Desse modo asseveramos: a dobra de mundos, sujeitos e sentidos produzindo ficção é um funcionamento próprio da língua, pois o sujeito não tem sempre um lócus de filiação, ele é determinado sócio historicamente e afetado pelo inconsciente. Não há dizeres preenchidos, conforme já propomos, e pré determinados, afinal nenhuma língua pode ser pensada completamente sem a possibilidade de ficção e representação pela dobra.
De algum modo, coser considerações sobre a estreita tensão entre o já-dito e o ainda por dizer, na história dos sentidos de um língua, oferece-nos abertura para pensar o intenso jogo entre o sedimentado e o a realizar-se, num espaço histórico em que, a partir de um ponto de articulação, o real, o simbólico, o sujeito e os sentidos escorregam por caminhos porosos, deslocando e repetindo, no corpo da linguagem, as possibilidades e/ou modos de subjetivação.

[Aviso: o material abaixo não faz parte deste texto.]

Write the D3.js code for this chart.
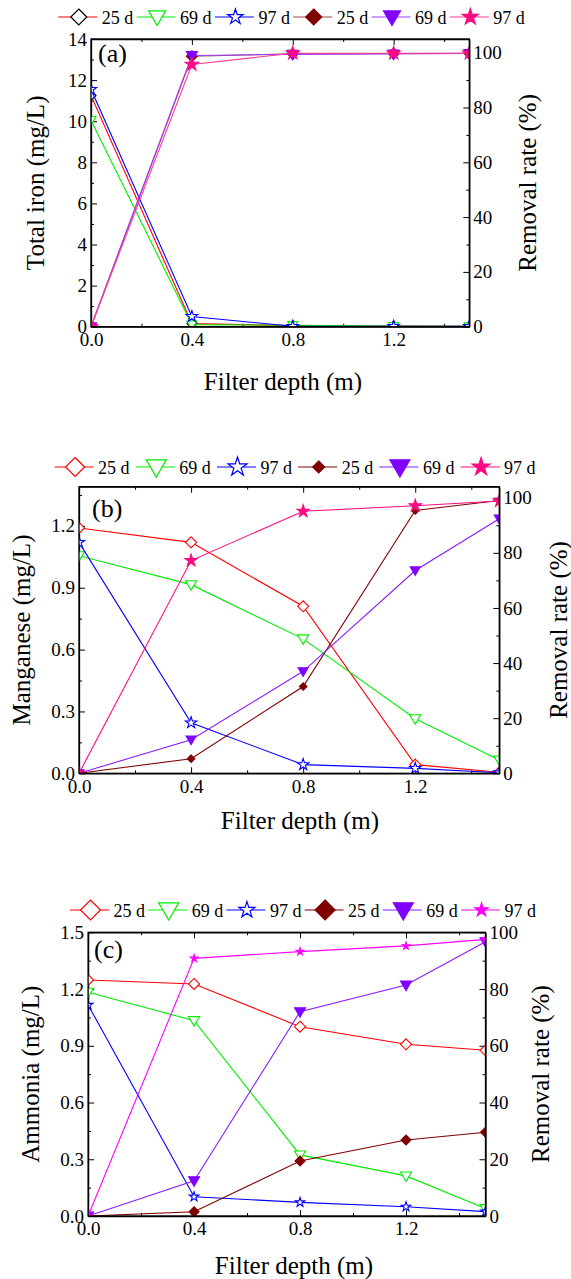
<!DOCTYPE html>
<html><head><meta charset="utf-8">
<script src="https://cdn.jsdelivr.net/npm/d3@7"></script>
<style>
body{margin:0;background:#fff}
</style>
</head><body>
<svg id="chart" width="571" height="1279"></svg>
<script>
// ---------------- data ----------------
const depth = [0, 0.4, 0.8, 1.2, 1.5];
const legendLabels = ["25 d", "69 d", "97 d", "25 d", "69 d", "97 d"];
const xTicks = [0, 0.4, 0.8, 1.2];
const xMinorTicks = [0.2, 0.6, 1.0, 1.4];
const removalTicks = [0, 20, 40, 60, 80, 100];
const removalMinorTicks = [10, 30, 50, 70, 90];

// (a) Total iron
const ironConc25 = [11.25, 0.15, 0.05, 0.03, 0.02];
const ironConc69 = [10.05, 0.10, 0.07, 0.03, 0.02];
const ironConc97 = [11.55, 0.50, 0.02, 0.02, 0.02];
const ironRem25 = [0, 98.7, 99.6, 99.7, 99.8];
const ironRem69 = [0, 99.0, 99.4, 99.5, 99.7];
const ironRem97 = [0, 95.7, 99.8, 99.8, 99.8];
const ironTicks = [0, 2, 4, 6, 8, 10, 12, 14];
const ironMinorTicks = [1, 3, 5, 7, 9, 11, 13];

// (b) Manganese
const mnConc25 = [1.19, 1.12, 0.81, 0.042, 0.005];
const mnConc69 = [1.055, 0.915, 0.652, 0.265, 0.065];
const mnConc97 = [1.12, 0.245, 0.042, 0.024, 0.003];
const mnRem25 = [0, 5.3, 31.5, 95.4, 99.0];
const mnRem69 = [0, 12.2, 37.0, 73.6, 92.4];
const mnRem97 = [0, 77.2, 95.1, 97.1, 98.8];
const mnTicks = [0, 0.3, 0.6, 0.9, 1.2];
const mnMinorTicks = [0.15, 0.45, 0.75, 1.05, 1.35];

// (c) Ammonia
const nhConc25 = [1.248, 1.227, 1.001, 0.908, 0.876];
const nhConc69 = [1.183, 1.033, 0.323, 0.212, 0.04];
const nhConc97 = [1.116, 0.102, 0.072, 0.049, 0.023];
const nhRem25 = [0, 1.5, 19.4, 26.8, 29.5];
const nhRem69 = [0, 12.4, 72.0, 81.4, 96.7];
const nhRem97 = [0, 90.8, 93.2, 95.2, 97.5];
const nhTicks = [0, 0.3, 0.6, 0.9, 1.2, 1.5];
const nhMinorTicks = [0.15, 0.45, 0.75, 1.05, 1.35];

// ---------------- drawing ----------------
const FONT = '"Liberation Serif"';
const svg = d3.select("#chart");

function shapePath(type, r) {
  if (type === "diamond") return `M0,${-r}L${r},0L0,${r}L${-r},0Z`;
  if (type === "tri") return `M${-r},${-r*0.72}L${r},${-r*0.72}L0,${r}Z`;
  if (type === "star") return d3.symbol(d3.symbolStar).size(r*r/0.8908)();
  return "";
}

function txt(sel, size) {
  return sel.style("font-family", FONT).style("font-size", size + "px").style("fill", "#000");
}

let clipId = 0;
function panel(cfg) {
  const {left, right, top, bottom} = cfg.box;
  const g = svg.append("g");
  const x = d3.scaleLinear().domain([0, 1.5]).range([left, right]);
  const yL = d3.scaleLinear().domain(cfg.leftDomain).range([bottom, top]);
  const yR = d3.scaleLinear().domain(cfg.rightDomain).range([bottom, top]);

  function styleAxis(sel, labels) {
    sel.select(".domain").attr("stroke", "#000").attr("stroke-width", 1.3);
    sel.selectAll(".tick line").attr("stroke", "#000").attr("stroke-width", 1);
    if (!labels) sel.selectAll(".tick text").remove();
    else txt(sel.selectAll(".tick text"), 19);
  }
  // bottom
  g.append("g").attr("transform", `translate(0,${bottom})`)
    .call(d3.axisBottom(x).tickValues(xTicks).tickFormat(d3.format(".1f")).tickSize(-6).tickSizeOuter(0).tickPadding(6))
    .call(s => styleAxis(s, true));
  g.append("g").attr("transform", `translate(0,${bottom})`)
    .call(d3.axisBottom(x).tickValues(xMinorTicks).tickSize(-3).tickSizeOuter(0))
    .call(s => { styleAxis(s, false); s.select(".domain").remove(); });
  // top
  g.append("g").attr("transform", `translate(0,${top})`)
    .call(d3.axisTop(x).tickValues(xTicks).tickSize(-6).tickSizeOuter(0))
    .call(s => styleAxis(s, false));
  g.append("g").attr("transform", `translate(0,${top})`)
    .call(d3.axisTop(x).tickValues(xMinorTicks).tickSize(-3).tickSizeOuter(0))
    .call(s => { styleAxis(s, false); s.select(".domain").remove(); });
  // left
  g.append("g").attr("transform", `translate(${left},0)`)
    .call(d3.axisLeft(yL).tickValues(cfg.leftTicks).tickFormat(cfg.leftFmt).tickSize(-6).tickSizeOuter(0).tickPadding(4))
    .call(s => styleAxis(s, true));
  g.append("g").attr("transform", `translate(${left},0)`)
    .call(d3.axisLeft(yL).tickValues(cfg.leftMinor).tickSize(-3).tickSizeOuter(0))
    .call(s => { styleAxis(s, false); s.select(".domain").remove(); });
  // right
  g.append("g").attr("transform", `translate(${right},0)`)
    .call(d3.axisRight(yR).tickValues(removalTicks).tickSize(-6).tickSizeOuter(0).tickPadding(4))
    .call(s => styleAxis(s, true));
  g.append("g").attr("transform", `translate(${right},0)`)
    .call(d3.axisRight(yR).tickValues(removalMinorTicks).tickSize(-3).tickSizeOuter(0))
    .call(s => { styleAxis(s, false); s.select(".domain").remove(); });

  // clip
  const cid = "clip" + (clipId++);
  g.append("clipPath").attr("id", cid).append("rect")
    .attr("x", left).attr("y", top).attr("width", right - left).attr("height", bottom - top);
  const plot = g.append("g").attr("clip-path", `url(#${cid})`);

  cfg.series.forEach(s => {
    const y = s.axis === "L" ? yL : yR;
    const pts = depth.map((d, i) => [x(d), y(s.values[i])]);
    plot.append("path").attr("d", d3.line()(pts)).attr("fill", "none")
      .attr("stroke", s.line).attr("stroke-width", 1.1);
    plot.selectAll(null).data(pts).enter().append("path")
      .attr("d", shapePath(s.shape, s.r))
      .attr("transform", p => `translate(${p[0]},${p[1]})`)
      .attr("fill", s.fill).attr("stroke", s.stroke).attr("stroke-width", 1.1);
  });

  // frame on top
  g.append("rect").attr("x", left).attr("y", top).attr("width", right - left).attr("height", bottom - top)
    .attr("fill", "none").attr("stroke", "#000").attr("stroke-width", 1.3);

  // legend
  cfg.series.forEach((s, i) => {
    const lx = cfg.legend.x + i * cfg.legend.step;
    const ly = cfg.legend.y;
    g.append("line").attr("x1", lx).attr("x2", lx + 39).attr("y1", ly).attr("y2", ly)
      .attr("stroke", s.line).attr("stroke-width", 1.1);
    g.append("path").attr("d", shapePath(s.shape, s.lr))
      .attr("transform", `translate(${lx + 20.5},${ly})`)
      .attr("fill", s.fill).attr("stroke", s.stroke).attr("stroke-width", 1.2);
    txt(g.append("text").attr("x", lx + 43.5).attr("y", ly + 6.5), 18).text(legendLabels[i]);
  });

  // panel tag
  txt(g.append("text").attr("x", cfg.tag.x).attr("y", cfg.tag.y), 26).text(cfg.tag.text);

  // titles
  txt(g.append("text").attr("text-anchor", "middle")
    .attr("transform", `translate(${cfg.leftTitleX},${(top + bottom) / 2}) rotate(-90)`)
    .attr("dy", "0.35em"), 25).text(cfg.leftTitle);
  txt(g.append("text").attr("text-anchor", "middle")
    .attr("transform", `translate(${cfg.rightTitleX},${(top + bottom) / 2}) rotate(-90)`)
    .attr("dy", "0.35em"), 25).text("Removal rate (%)");
  txt(g.append("text").attr("text-anchor", "middle")
    .attr("x", cfg.xTitleX).attr("y", cfg.xTitleY), 25).text("Filter depth (m)");
}

panel({
  box: {left: 91, right: 469.3, top: 39, bottom: 326.7},
  leftDomain: [0, 14], rightDomain: [0, 105],
  leftTicks: ironTicks, leftMinor: ironMinorTicks, leftFmt: d3.format("d"),
  leftTitle: "Total iron (mg/L)", leftTitleX: 35, rightTitleX: 527, xTitleX: 283, xTitleY: 390,
  tag: {text: "(a)", x: 98, y: 62},
  legend: {x: 58.3, y: 17, step: 78.3},
  series: [
    {values: ironConc25, axis: "L", shape: "diamond", fill: "#fff", stroke: "#000", line: "#ff0000", r: 5, lr: 8},
    {values: ironConc69, axis: "L", shape: "tri", fill: "#fff", stroke: "#00ee00", line: "#00ee00", r: 5, lr: 8.5},
    {values: ironConc97, axis: "L", shape: "star", fill: "#fff", stroke: "#0000ff", line: "#0000ff", r: 6, lr: 8},
    {values: ironRem25, axis: "R", shape: "diamond", fill: "#800000", stroke: "#800000", line: "#a04848", r: 5.5, lr: 8},
    {values: ironRem69, axis: "R", shape: "tri", fill: "#8000ff", stroke: "#8000ff", line: "#9a3cff", r: 5.5, lr: 8.5},
    {values: ironRem97, axis: "R", shape: "star", fill: "#ff0a80", stroke: "#ff0a80", line: "#ff3c96", r: 7, lr: 8.5}
  ]
});

panel({
  box: {left: 79, right: 499.3, top: 486.7, bottom: 773.3},
  leftDomain: [0, 1.39], rightDomain: [0, 104],
  leftTicks: mnTicks, leftMinor: mnMinorTicks, leftFmt: d3.format(".1f"),
  leftTitle: "Manganese (mg/L)", leftTitleX: 21.5, rightTitleX: 558, xTitleX: 300, xTitleY: 829,
  tag: {text: "(b)", x: 92, y: 517},
  legend: {x: 54.6, y: 467, step: 81.2},
  series: [
    {values: mnConc25, axis: "L", shape: "diamond", fill: "#fff", stroke: "#ff0000", line: "#ff0000", r: 5.5, lr: 9.5},
    {values: mnConc69, axis: "L", shape: "tri", fill: "#fff", stroke: "#00ee00", line: "#00ee00", r: 5.5, lr: 10},
    {values: mnConc97, axis: "L", shape: "star", fill: "#fff", stroke: "#0000ff", line: "#0000ff", r: 6, lr: 10},
    {values: mnRem25, axis: "R", shape: "diamond", fill: "#800000", stroke: "#800000", line: "#800000", r: 3.8, lr: 6},
    {values: mnRem69, axis: "R", shape: "tri", fill: "#8000ff", stroke: "#8000ff", line: "#8a1cff", r: 5, lr: 10},
    {values: mnRem97, axis: "R", shape: "star", fill: "#ff0a80", stroke: "#ff0a80", line: "#ff0a80", r: 6.5, lr: 9.5}
  ]
});

panel({
  box: {left: 88.1, right: 485.5, top: 932.3, bottom: 1216},
  leftDomain: [0, 1.5], rightDomain: [0, 100],
  leftTicks: nhTicks, leftMinor: nhMinorTicks, leftFmt: d3.format(".1f"),
  leftTitle: "Ammonia (mg/L)", leftTitleX: 30, rightTitleX: 540, xTitleX: 294, xTitleY: 1274,
  tag: {text: "(c)", x: 94, y: 958},
  legend: {x: 70, y: 910, step: 78.2},
  series: [
    {values: nhConc25, axis: "L", shape: "diamond", fill: "#fff", stroke: "#ff0000", line: "#ff0000", r: 5.5, lr: 10},
    {values: nhConc69, axis: "L", shape: "tri", fill: "#fff", stroke: "#00ee00", line: "#00ee00", r: 5.5, lr: 10},
    {values: nhConc97, axis: "L", shape: "star", fill: "#fff", stroke: "#0000ff", line: "#0000ff", r: 5, lr: 8.5},
    {values: nhRem25, axis: "R", shape: "diamond", fill: "#800000", stroke: "#800000", line: "#800000", r: 5, lr: 10},
    {values: nhRem69, axis: "R", shape: "tri", fill: "#8000ff", stroke: "#8000ff", line: "#8a1cff", r: 5.5, lr: 10},
    {values: nhRem97, axis: "R", shape: "star", fill: "#ff00ff", stroke: "#ff00ff", line: "#ff00ff", r: 4, lr: 7}
  ]
});
</script>
</body></html>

Alguns consideram o já-dito enquanto um fechamento dos sentidos, pois este, em certa medida, delimita, imobiliza. Entretanto, podemos pensar, com Orlandi (2009, p. 9), “[...] que aquilo que se diz, uma vez dito, vira coisa no mundo: ganha espessura, faz história”. Desse modo, apontar para o estabelecimento do não-estabelecido e questionar a consciência hegemônica (o sentimento) dessas distinções no homem de linguagem, fornece fôlego para a nossa concepção de trabalho, qual seja, a língua pensada por uma teoria materialista de linguagem. Também, a questão da memória se mostra sensível quando, sobretudo, “[...] ela opera sob a forma da evidência dos sentidos, aparecendo [...] nas suas falhas” (PAYER, 2009, p. 42).